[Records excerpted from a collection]
#####

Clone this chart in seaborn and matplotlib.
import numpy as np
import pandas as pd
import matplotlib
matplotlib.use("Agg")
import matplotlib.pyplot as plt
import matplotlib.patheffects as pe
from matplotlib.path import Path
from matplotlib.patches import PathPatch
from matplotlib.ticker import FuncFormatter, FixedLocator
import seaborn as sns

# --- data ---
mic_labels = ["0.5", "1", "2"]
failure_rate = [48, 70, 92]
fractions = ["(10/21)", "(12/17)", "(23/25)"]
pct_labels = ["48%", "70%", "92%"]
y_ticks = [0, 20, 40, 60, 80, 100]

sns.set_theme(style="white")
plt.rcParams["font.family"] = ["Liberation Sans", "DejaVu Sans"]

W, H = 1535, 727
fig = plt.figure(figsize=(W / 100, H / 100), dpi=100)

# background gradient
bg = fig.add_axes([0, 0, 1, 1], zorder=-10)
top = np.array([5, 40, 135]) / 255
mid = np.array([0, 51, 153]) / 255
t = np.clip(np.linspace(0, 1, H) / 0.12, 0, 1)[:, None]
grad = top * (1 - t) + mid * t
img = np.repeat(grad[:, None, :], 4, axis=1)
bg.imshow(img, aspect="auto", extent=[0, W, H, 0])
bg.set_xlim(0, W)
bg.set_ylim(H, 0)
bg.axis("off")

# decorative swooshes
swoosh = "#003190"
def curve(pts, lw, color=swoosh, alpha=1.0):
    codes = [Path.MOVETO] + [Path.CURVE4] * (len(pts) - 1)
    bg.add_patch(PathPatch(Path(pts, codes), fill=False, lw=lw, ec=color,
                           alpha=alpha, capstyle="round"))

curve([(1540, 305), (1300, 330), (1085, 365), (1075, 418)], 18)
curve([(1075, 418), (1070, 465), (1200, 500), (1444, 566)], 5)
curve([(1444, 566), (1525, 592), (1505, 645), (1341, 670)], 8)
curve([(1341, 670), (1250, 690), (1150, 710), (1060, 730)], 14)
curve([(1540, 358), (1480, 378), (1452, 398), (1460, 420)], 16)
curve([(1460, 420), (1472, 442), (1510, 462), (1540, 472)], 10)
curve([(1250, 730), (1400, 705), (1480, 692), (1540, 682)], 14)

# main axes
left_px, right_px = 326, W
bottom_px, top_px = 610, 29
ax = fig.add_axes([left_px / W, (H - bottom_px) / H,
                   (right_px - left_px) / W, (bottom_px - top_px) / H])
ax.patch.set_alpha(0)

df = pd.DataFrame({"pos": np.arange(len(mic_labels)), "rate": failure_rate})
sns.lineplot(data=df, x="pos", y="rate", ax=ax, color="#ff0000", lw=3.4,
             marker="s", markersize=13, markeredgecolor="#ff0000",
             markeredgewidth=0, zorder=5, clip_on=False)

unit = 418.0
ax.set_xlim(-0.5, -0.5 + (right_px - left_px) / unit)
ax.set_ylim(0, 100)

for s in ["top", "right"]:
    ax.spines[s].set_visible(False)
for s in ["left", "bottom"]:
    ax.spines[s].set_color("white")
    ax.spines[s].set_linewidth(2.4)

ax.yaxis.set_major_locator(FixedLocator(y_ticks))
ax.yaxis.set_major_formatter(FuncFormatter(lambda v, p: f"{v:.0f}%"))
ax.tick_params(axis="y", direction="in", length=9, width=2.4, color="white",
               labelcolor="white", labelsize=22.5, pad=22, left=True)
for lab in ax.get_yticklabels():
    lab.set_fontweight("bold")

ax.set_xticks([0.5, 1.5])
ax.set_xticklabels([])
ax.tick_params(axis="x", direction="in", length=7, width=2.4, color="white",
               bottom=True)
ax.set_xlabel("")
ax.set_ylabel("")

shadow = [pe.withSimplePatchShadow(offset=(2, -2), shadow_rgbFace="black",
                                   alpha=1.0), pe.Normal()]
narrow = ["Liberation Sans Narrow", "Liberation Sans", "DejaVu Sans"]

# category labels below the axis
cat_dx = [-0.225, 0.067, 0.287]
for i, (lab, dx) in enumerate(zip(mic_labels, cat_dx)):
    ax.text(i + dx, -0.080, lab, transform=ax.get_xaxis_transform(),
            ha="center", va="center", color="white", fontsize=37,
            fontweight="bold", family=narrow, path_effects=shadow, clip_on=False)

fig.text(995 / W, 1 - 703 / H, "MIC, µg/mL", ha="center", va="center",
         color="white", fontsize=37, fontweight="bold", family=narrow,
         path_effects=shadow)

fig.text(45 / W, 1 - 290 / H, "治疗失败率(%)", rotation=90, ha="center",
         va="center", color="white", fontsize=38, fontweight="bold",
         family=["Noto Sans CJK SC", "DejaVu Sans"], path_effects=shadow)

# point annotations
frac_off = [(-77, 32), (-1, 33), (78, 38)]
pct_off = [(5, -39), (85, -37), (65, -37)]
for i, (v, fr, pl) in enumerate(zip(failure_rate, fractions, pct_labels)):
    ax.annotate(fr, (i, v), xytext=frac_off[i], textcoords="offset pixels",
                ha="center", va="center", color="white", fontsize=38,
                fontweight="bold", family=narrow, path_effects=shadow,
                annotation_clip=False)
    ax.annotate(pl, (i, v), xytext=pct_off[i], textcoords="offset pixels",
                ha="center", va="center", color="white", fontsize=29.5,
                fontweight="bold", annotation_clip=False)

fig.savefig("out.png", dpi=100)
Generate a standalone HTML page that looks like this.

#####

▶ _WRITTEN PROBLEM_:
Exactly as they appear, please write out the lines from the opening of the listing above down to the line containing "fig = plt.figure(figsize=(W", with both end lines included.

▶ _ANSWER_:
Clone this chart in seaborn and matplotlib.
import numpy as np
import pandas as pd
import matplotlib
matplotlib.use("Agg")
import matplotlib.pyplot as plt
import matplotlib.patheffects as pe
from matplotlib.path import Path
from matplotlib.patches import PathPatch
from matplotlib.ticker import FuncFormatter, FixedLocator
import seaborn as sns

# --- data ---
mic_labels = ["0.5", "1", "2"]
failure_rate = [48, 70, 92]
fractions = ["(10/21)", "(12/17)", "(23/25)"]
pct_labels = ["48%", "70%", "92%"]
y_ticks = [0, 20, 40, 60, 80, 100]

sns.set_theme(style="white")
plt.rcParams["font.family"] = ["Liberation Sans", "DejaVu Sans"]

W, H = 1535, 727
fig = plt.figure(figsize=(W / 100, H / 100), dpi=100)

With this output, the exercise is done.